Our students arrive at school motivated to learn. Through accountability measures and other structures we are often forced to produce short-term results. Unfortunately, this can lead to the use of extrinsic motivators which place the focus away from the learning and on the immediate result rather than the skills and support needed for long-term engagement and success. As educators, we must continue to work to create the conditions to best support our students so that they can maintain that intrinsic drive for learning and not become someone who only reaches for that dangled carrot.

As always, I would love to hear your thoughts on this topic.  




  1. I may have commented on the original piece about carrots and sticks, but had to add this: just blogged yesterday about what I have always believed is the key motivator of any student. If a teacher will create, or allow students to find, dissonance, they will respond. DIssonance is the difference between the way the world is and the way we want it to be, and experiencing dissonance creates the opportunity for students to take a personal stake in what they are learning and why they should care. I explain my approach and ideas more fully at on my blog; link to yesterday’s blog is:http://wp.me/p2gT3m-2V.

    April 27, 2012
    • Chris Wejr said:

      Hey Grant – enjoyed your blog and tweeted it out. The thing that stands out for me from your words is that quest to look deeper and more personal. We often resort to doing things that are only surface-level “solutions” and we fail to look at asking the real questions. Well said.

      May 1, 2012
  2. Thanks Grant and Chris for writing down your ideas and giving me the chance to think more about a topic I seem to focus on!
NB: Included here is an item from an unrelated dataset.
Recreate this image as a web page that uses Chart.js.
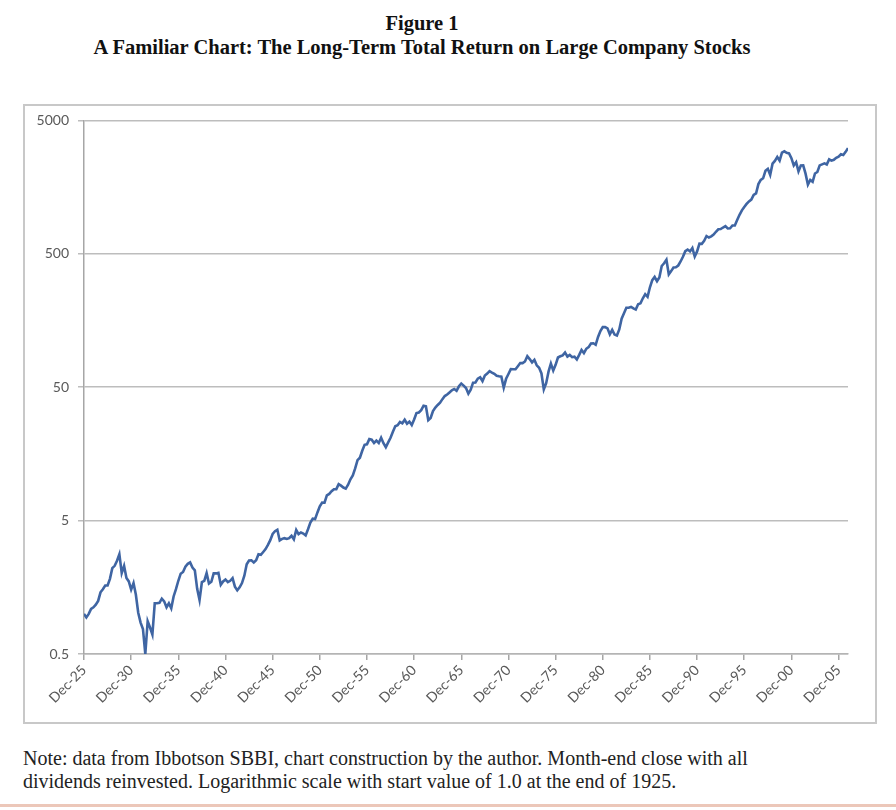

I totally believe the idea of student engagement is 100% in the hands of teachers and schools. I have tapped out my ideas more fully, if you are interested, take a look at:





    April 29, 2012
    • Chris Wejr said:

      Thanks Lori! We seem to be on the same journey around diving deeper into creating the conditions for our students. Your posts are a great addition to this conversation! thanks!

      May 1, 2012
  3. Bill Horniak said:

    I agree with all you have shared yet the one that resonated with me is “Relevancy – Relate the curriculum to the interests and passions of our students. They need to see meaningful connections and purpose for real learning to occur.” I think that teachers are to caught up in following whatever the curriculum is and just trying to get through it instead of focosing cognizantly on what and how they can make the subbject matter/material relevant and therefore interesteing. Many teachers who I have spoken to reiterate the same yet due to “getting through the curriculum” in order to have their kids prepared for their state mandqated & summative assessments they are time strapped consequently. So again, just regurgitating what some expert outside the classroom deems important…. Thoughts?

    April 30, 2012
    • Chris Wejr said:

      This is a very important issue, Bill. Although we do not have the same pressures in BC (and are actually discussing making the curriculum less so we can go deeper), I always have questioned whether getting through the curriculum actually creates a condition for learning to take place. Getting through the curric is about teaching rather than learning and I can only imagine the tension between what a teacher wants to do and what they are forced to do. Because of these added pressures, we have often resorted to external/extrinsic motivators just to get us through the day/week/month. I really hope the US policy makers begin to listen to their educators and move away from this race in which no other countries are involved. So my thoughts… I hear you… and I would just start small with changing the assignments for a unit so they are more relevant and build from there.

      May 1, 2012
  4. I really enjoyed reading this as I have given out treats in the classroom. In the secondary setting, excitement wanes greatly. Student motivation to meet self-designed goals seems like a start and deeper student goals is the direction that I would like to pursue. So much of todays learning is based on test scores since our district is on the pay for performance plan or Effectiveness and Results (E & R.) Motivating students to increase each test score is difficult and usually some form of reward is presented. Award assemblies are given twice per year in my middle school. I will be deeply pondering and analyzing the article as well as others attachments and other info out there about motivating secondary students in high-risk or 80% free and reduced districts.

    Thanks again,

    Jennifer Wells

    May 7, 2012
    • Chris Wejr said:

      Ugh… pay for performance. As Diane Ravitch says “the idea that never works…. and never dies.” You have first hand experience of what happens when rewards are given for results, regardless of process. The focus becomes on getting good at the result… and becomes harmful in the long run. All I can say is that forming relationships and focusing on coaching in between tests will likely increase test scores… but that takes away from the whole point. IN a system set up to be a race… you never get excellence from all, just from a select few. Thanks for chiming in and adding some personal thoughts and reflections.

      May 7, 2012
  5. Jaime Stacy said:

    I work in a middle school. I feel this is the age where relationships play the biggest factor in student success. In general, elementary students are mostly people pleasers, high schoolers want to graduate, and middle schoolers aren’t quite sure what they want. What they need are positive relationships with the teachers they work with. If they feel their teacher “likes” them, they will work for them. While it shounds simple, developing a meaningful relationship with students while providing top-notch instruction is an art form.

    May 8, 2012
  6. Danyelle Maddox said:

    Extrinsic motivation can be used to develop students intrinsic motivation as well. Working at a PBIS school, I used the school wide extrinsic tool to motivate students during a difficult activity. Interestingly, some students became so engrossed in the activity that they no longer wanted the external motivation, they just wanted the personal satisfaction of knowing their work paid off. However, I agree that the aforementioned elements are critical in facilitating the internal drive.